Musings

Duty to protect

Published On: September 2, 2016 01:00 AM NPT By: Biswas Baral  | @@biswasktm


This is a country where more than half the people live under the US $2-a-day international poverty line. Poverty keeps them from seeking adequate medical attention when they fall sick, resulting in many preventable deaths and impairments. Yet this is also a country where the state spends perhaps billions of rupees each year in foreign medical junkets of its VVIPs, mostly top ranking current and former government officials. The latest such recipient of state largesse is former President Ram Baran Yadav, who has just gotten 70 million rupees for first the diagnosis and then the treatment of his prostate cancer. These expenses, in my view, are fully justified. 

Surely, we need to have some sympathy for someone, anyone, who comes down with “the emperor of all maladies”. And as our cancer treatment centers are still in their infancy, Yadav also as surely deserves to go the US for his treatment. So what if, during a casual online browsing, you find that half of all men over 50 go on to develop some kind of prostate cancer? The five-year survival rate of men with prostate cancer is 92 percent, a website informs you. If you survive the first five years, the 10- and 15-year survival rates are 93 percent and 77 percent respectively, it says. In other words, most forms of prostate cancer are easily treatable, with radical measures like surgery and radiation advised only in a small number of cases. But why take any chance at all? 

The oncologists in Nepal who assured the former head of the state that he need not scour the planet for the ‘best possible care’ and that such care was available right here in Nepal were only puffing themselves up. Who do they think they are? If the former president insists on presidential treatment, the best the hard-earned money of Nepali taxpayers can buy for him, he gets it. End of the story. 

Yadav, moreover, is far from the only VVIP who has decided to bless Nepalis with the privilege of treating their exalted ailments abroad. In 2014 former Prime Minister Sushil Koirala spent 20 million rupees—money which would otherwise have lined up the pockets of some conniving bureaucrats—on his cancer treatment in New York. Koirala’s successor, KP Sharma Oli, kindly donated 13 million rupees, on Nepal’s behalf, to the royal Thai hospitals that regularly host him. (His initial offer of his self-healing kidneys for research, post-mortem, was unfathomably rejected.) 

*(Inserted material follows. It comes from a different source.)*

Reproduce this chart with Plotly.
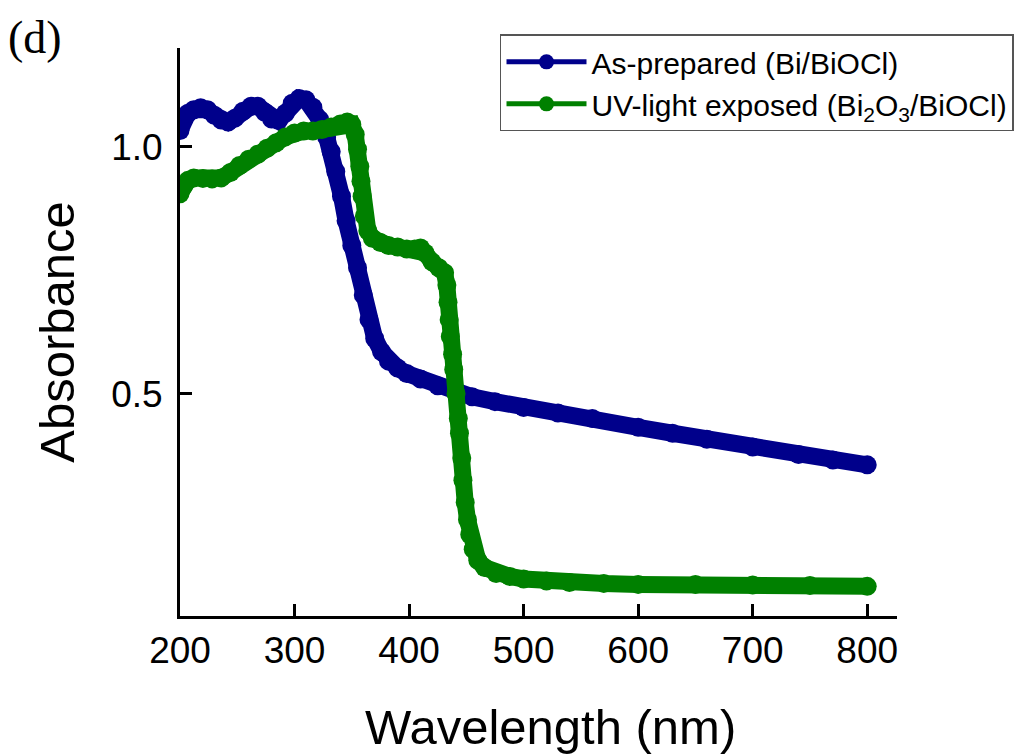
import plotly.graph_objects as go

# Wavelength (nm) and absorbance
blue_nm = [200, 203, 207, 212, 218, 224, 230, 236, 242, 248, 255, 262, 268, 274, 280, 286,
           292, 298, 304, 310, 316, 322, 328, 332, 336, 341, 345, 350, 355, 360, 365, 370,
           376, 382, 390, 398, 410, 425, 440, 455, 475, 500, 530, 560, 600, 630, 660, 700,
           740, 770, 800]
blue_abs = [1.033, 1.055, 1.068, 1.075, 1.079, 1.075, 1.064, 1.054, 1.050, 1.058, 1.072, 1.082,
            1.082, 1.070, 1.056, 1.053, 1.068, 1.088, 1.098, 1.095, 1.080, 1.055, 1.020, 0.990,
            0.950, 0.900, 0.850, 0.800, 0.755, 0.700, 0.650, 0.612, 0.585, 0.566, 0.552, 0.541,
            0.530, 0.516, 0.505, 0.494, 0.484, 0.472, 0.461, 0.450, 0.432, 0.420, 0.408, 0.392,
            0.377, 0.366, 0.356]

green_nm = [200, 203, 207, 212, 220, 228, 236, 244, 252, 260, 268, 276, 284, 292, 300, 308,
            316, 324, 332, 340, 346, 350, 353, 355, 357, 358, 359, 361, 364, 368, 375, 382,
            390, 398, 405, 410, 414, 420, 426, 431, 433, 434, 435, 436, 438, 439, 441, 443,
            444, 446, 447, 449, 451, 453, 456, 460, 466, 476, 488, 500, 520, 540, 570, 600,
            650, 700, 750, 800]
green_abs = [0.905, 0.920, 0.932, 0.937, 0.936, 0.935, 0.937, 0.948, 0.962, 0.975, 0.985, 0.997,
             1.008, 1.020, 1.028, 1.032, 1.032, 1.035, 1.040, 1.046, 1.050, 1.045, 1.025, 0.995,
             0.960, 0.930, 0.900, 0.860, 0.830, 0.815, 0.806, 0.800, 0.797, 0.793, 0.793, 0.795,
             0.785, 0.767, 0.755, 0.745, 0.720, 0.685, 0.650, 0.616, 0.580, 0.549, 0.500, 0.450,
             0.420, 0.370, 0.325, 0.280, 0.245, 0.215, 0.185, 0.163, 0.148, 0.136, 0.130, 0.125,
             0.121, 0.118, 0.116, 0.114, 0.114, 0.113, 0.112, 0.110]

x_ticks = [200, 300, 400, 500, 600, 700, 800]
y_ticks = [0.5, 1.0]
y_ticktext = ["0.5", "1.0"]

names = ["As-prepared (Bi/BiOCl)", "UV-light exposed (Bi<sub>2</sub>O<sub>3</sub>/BiOCl)"]
colors = ["#00008B", "#008000"]

fig = go.Figure()
for xs, ys, c in [(blue_nm, blue_abs, colors[0]), (green_nm, green_abs, colors[1])]:
    fig.add_trace(go.Scatter(x=xs, y=ys, mode="lines+markers",
                             line=dict(color=c, width=17),
                             marker=dict(color=c, size=19),
                             showlegend=False, hoverinfo="skip"))
for n, c in zip(names, colors):
    fig.add_trace(go.Scatter(x=[None], y=[None], mode="lines+markers", name=n,
                             line=dict(color=c, width=5),
                             marker=dict(color=c, size=15)))

font_fam = "Arial, Liberation Sans, sans-serif"
fig.update_layout(
    width=1024, height=755,
    margin=dict(l=180, r=127, t=48, b=139, autoexpand=False),
    paper_bgcolor="white", plot_bgcolor="white",
    font=dict(family=font_fam, color="black"),
    showlegend=True,
    legend=dict(x=0.4463, y=1.024, xanchor="left", yanchor="top",
                bordercolor="#555555", borderwidth=1.5, bgcolor="white",
                font=dict(size=30, family=font_fam), itemwidth=80,
                tracegroupgap=0),
    xaxis=dict(range=[200, 826], showline=True, linewidth=3, linecolor="black",
               ticks="inside", ticklen=12, tickwidth=2.5, tickcolor="black",
               tickvals=x_ticks, tickfont=dict(size=37), showgrid=False, zeroline=False,
               ticklabelstandoff=0, automargin=False),
    yaxis=dict(range=[0.05, 1.2], showline=True, linewidth=3, linecolor="black",
               ticks="inside", ticklen=12, tickwidth=2.5, tickcolor="black",
               tickvals=y_ticks, ticktext=y_ticktext, tickfont=dict(size=37),
               showgrid=False, zeroline=False, ticklabelstandoff=7, automargin=False,
               title=dict(text="Absorbance", font=dict(size=49), standoff=22)),
    annotations=[
        dict(text="(d)", xref="paper", yref="paper", x=-0.2427, y=1.0669,
             xanchor="left", yanchor="top", showarrow=False,
             font=dict(family="Times New Roman, Liberation Serif, serif", size=46)),
        dict(text="Wavelength (nm)", xref="paper", yref="paper", x=0.5174, y=-0.1955,
             xanchor="center", yanchor="middle", showarrow=False,
             font=dict(family=font_fam, size=49)),
    ],
)

fig.write_html("out.html")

But why should they only go when they have something serious? 

Prevention, after all, is better than cure, and so the new and welcome trend of our VVIPs touring the world in search of best ‘routine checkup’. Running anew on high-grade imported blood, no wonder oldies like Sher Bahadur Deuba and KP Sharma Oli these days find the energy and the drive to keep going when other people their age would have long since settled for jiggling grandchildren on their laps. These crusaders for democracy in Nepal deserve eternal love and respect of their people for so selflessly dedicating their life to public service, a service that does not end till their last breath. 

George Orwell warned us, all those years ago, that all his talking animals were equal but some animals were more equal than others. Law of the nature; can’t change it, you see. So if some folks in our society have been able to elevate themselves from nobodies to royalties, some almost overnight, we needlessly envy them. Shouldn’t we all rather admire these hardy folks and look to follow on their footsteps to surefire success? They are indeed role models to be paraded in front of our kids: Look, this is how you become rich and famous without ever having to worry about how you get there.

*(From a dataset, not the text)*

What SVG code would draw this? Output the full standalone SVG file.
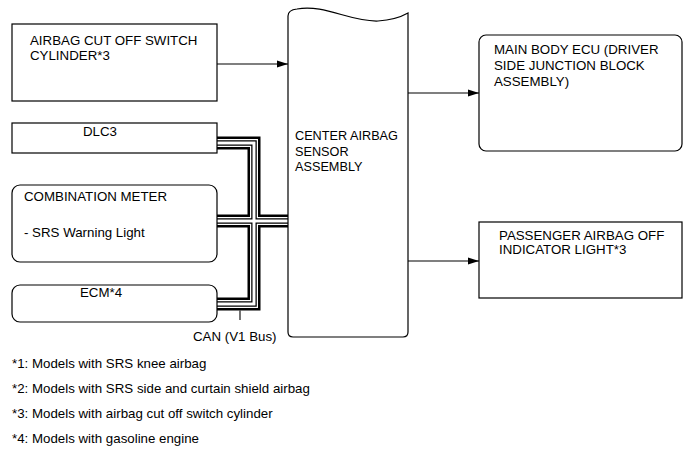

They could also give our youngsters a lesson or two on how to successfully stifle shame, that useless emotion that’s well past its evolutionary sell-by date. His Highness Yadav was graced with (only) 60 million rupees by the government following an interview in Nagarik, where he literally begged to be treated at a “good place”. But if anyone should be ashamed it’s us, the common people, who want to drag down a royal personage to our own level, and who expect him to get treatment at our no-good hospitals. How cheap!

Have we forgotten all the horror stories coming out of them of late? 

So let us all take this opportunity to wish Yadav the very best of luck as he embarks on his treatment in the US and hope that the wishes of millions of Nepalis who will be praying for his health and happiness come true. 

With monarchy now gone, there has been a veritable anarchy in the country. But they were soulless autocrats, weren’t these, those Shahs? Good riddance, I would say. Better to try to perverse the new royalty comprised of certified, if a little ailing, democrats.